You would avoid air resistance inside the second stator mesh and may compensate occasional differences in the stretch forces applied to the diaphragms during the manufacturing. There would be also an impact in high frequencies interactions between both diaphragms as there would be little air to conduct sound.

But then there would be no air to push forces between both diaphragms, which was you first disign criteria (improve sensitivity).

Do you think this (air pressure between both diaphragms) is some way relevant?

I know sometimes engineering goes in practical models, but I love to simulate or anticipate things...

One last thought now on stator’s temperature.

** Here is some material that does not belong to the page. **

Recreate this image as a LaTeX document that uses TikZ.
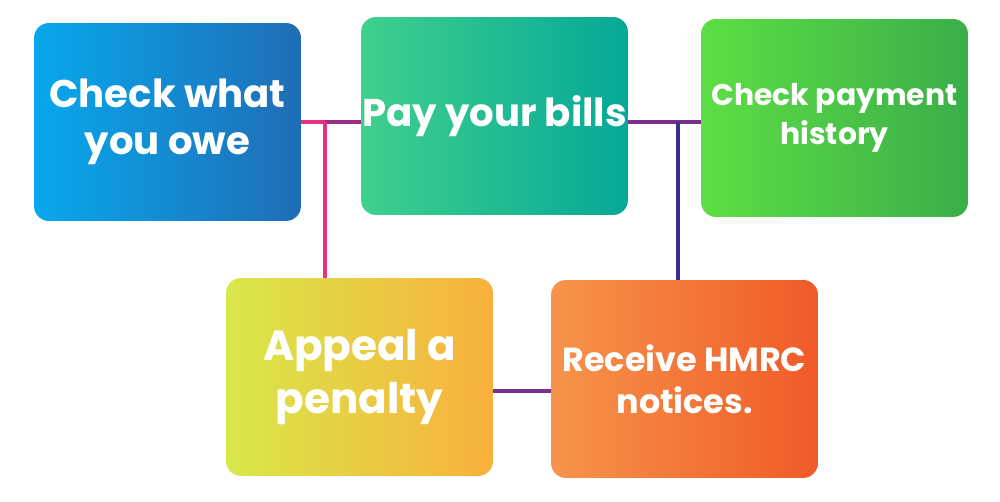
\documentclass[tikz,border=0pt]{standalone}
\usepackage{fontspec}
\setmainfont{Poppins}
\usepackage{tikz}
\usetikzlibrary{positioning}
\definecolor{bluea}{HTML}{08A8EC}\definecolor{blueb}{HTML}{1F6DB6}
\definecolor{greena}{HTML}{40D08C}\definecolor{greenb}{HTML}{05A898}
\definecolor{lima}{HTML}{5EDE44}\definecolor{limb}{HTML}{3AAE4A}
\definecolor{yella}{HTML}{D8E84A}\definecolor{yellb}{HTML}{F9B03C}
\definecolor{orna}{HTML}{F6944A}\definecolor{ornb}{HTML}{F05A28}
\definecolor{pinkline}{HTML}{E5317F}\definecolor{purpline}{HTML}{7A2E8E}
\definecolor{navyline}{HTML}{3B2F8F}
\begin{document}
\begin{tikzpicture}[x=0.02cm, y=-0.02cm,
  card/.style={rectangle, rounded corners=0.3cm, minimum width=5.34cm, minimum height=3.96cm,
    align=center, text=white, font=\bfseries\fontsize{22}{27}\selectfont, inner sep=0pt},
  link/.style={line width=2.3pt}
]
  \useasboundingbox (0,0) rectangle (1000,502);
  % Cards
  \node[card, left color=bluea, right color=blueb] (owe) at (167.5,122) {Check what\\you owe};
  \node[card, left color=greena, right color=greenb] (bills) at (494.5,116) {Pay your bills};
  \node[card, left color=lima, right color=limb, font=\bfseries\fontsize{17}{22}\selectfont] (history) at (834.5,118) {Check payment\\history};
  \node[card, left color=yella, right color=yellb, font=\bfseries\fontsize{24}{30}\selectfont] (appeal) at (359.5,377) {Appeal a\\penalty};
  \node[card, left color=orna, right color=ornb, font=\bfseries\fontsize{19}{24}\selectfont] (notices) at (684.5,379) {Receive HMRC\\notices.};

  % Links
  \coordinate (j1) at (325,122);
  \coordinate (j2) at (678,122);
  \coordinate (j3) at (493,391);
  \draw[link, pinkline] (owe.east) -- (j1);
  \draw[link, purpline!70!pinkline] (j1) -- (owe.east -| bills.west);
  \draw[link, pinkline] (j1) -- (j1 |- appeal.north);
  \draw[link, purpline] (j2 -| bills.east) -- (j2 -| history.west);
  \draw[link, navyline] (j2) -- (j2 |- notices.north);
  \draw[link, purpline] (j3) -- (j3 -| notices.west);
\end{tikzpicture}
\end{document}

I was reading those comments on C32 done by a Stax engineer who said they had a concern with the stator temperature so that they made a hole right in the middle of the mesh (stator). According to him that would improve air circulation (I wonder if it also improves the reproduction of certain high frequencies that will not reflect at the thinner mesh; do higher frequencies originate from the middle of the diaphragm or they come from the whole surface? A laser vibrometer would be useful to trace that…)

I think woven glass epoxy boards are less prone to temperature variations than the full metal C32 stators (different specific heat capacities on the materials). And the PCB copper layer is not thick enough to increase temperatures or accumulate so much heat energy.

But given the fact that your second stator will be air isolated, it would be nice to monitor its temperature along certain usage time.

I am looking forward to hearing the results from you. It is a very exciting project.

The heat would really only be an issue with a T2/BHSE pushing (relatively) massive amounts of current onto the stators and even so, only with prolonged periods of that.  Still all metal stators are more sensitive to the ill effects of temperature drift than the PCB based units.